Most cats will require one shot (that’s right, the kind with a syringe) of insulin twice a day. The vet will determine the dosage, and often step it up, based upon how much glucose is in the cat’s urine. It may take several adjustments before the dosage is correctly determined. Simply pinch and lift a tent of skin around the cat’s abdomen, or along the sides of his chest, and inject the insulin in the middle of the tent. This is known as a subcutaneous injection – liquid injected in the layer of fat just below the skin. Placing test strips (provided by the vet) in the litter box will measure the glucose level. Shots usually are distributed twelve hours apart, to avoid hyperglycemia. Hyperglycemia occurs when the cat’s glucose level gets too high.
So, the goal is to inject enough insulin to distribute the cat’s glucose throughout his body sufficiently, without distributing too much. A perfect balance, simulating and assisting the excretions from the pancreas, is the desired effect.

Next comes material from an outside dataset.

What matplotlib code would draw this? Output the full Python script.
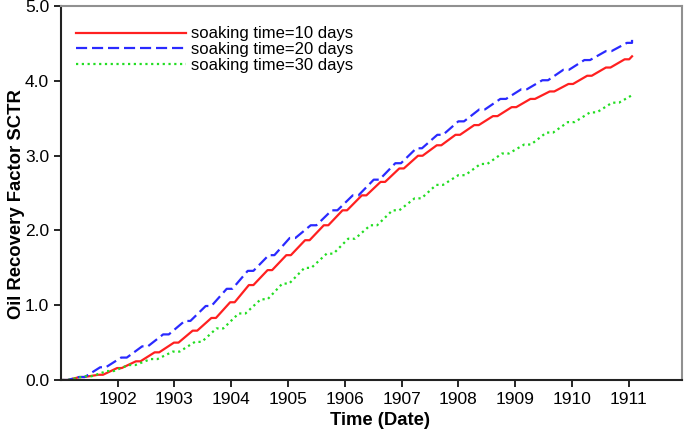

Ironically, jabbing a cat with a needle is often easier than spreading its jaws open and cramming a pill down its throat. The old crush-it-up-in-his-food method is probably the most effective. This oral medication will work in conjunction with the insulin to stabilize the amount of glucose absorbed in the blood stream.
Type Two Diabetes is largely facilitated by obesity. The cat’s body is so big, the pancreas simply cannot distribute enough insulin to carry a sufficient amount of glucose throughout the entire body.
The veterinarian will suggest a new brand of food formulated to facilitate weight loss. The diet will work best if the cat is fed on regular intervals, rather than letting him graze. Weight loss will not only help the cat owner manage the cat’s diabetes, but may even lead to a lack of a need for insulin months or years later.
Prognosis: Don’t Give Up
There are proven, trusted methods to manage and improve the condition of the diabetic cat. His life can be saved and extended by following just a few steps. With determination and close consultation with a veterinarian, the cat stricken with Type Two Diabetes can live many more healthy, active, and happy years.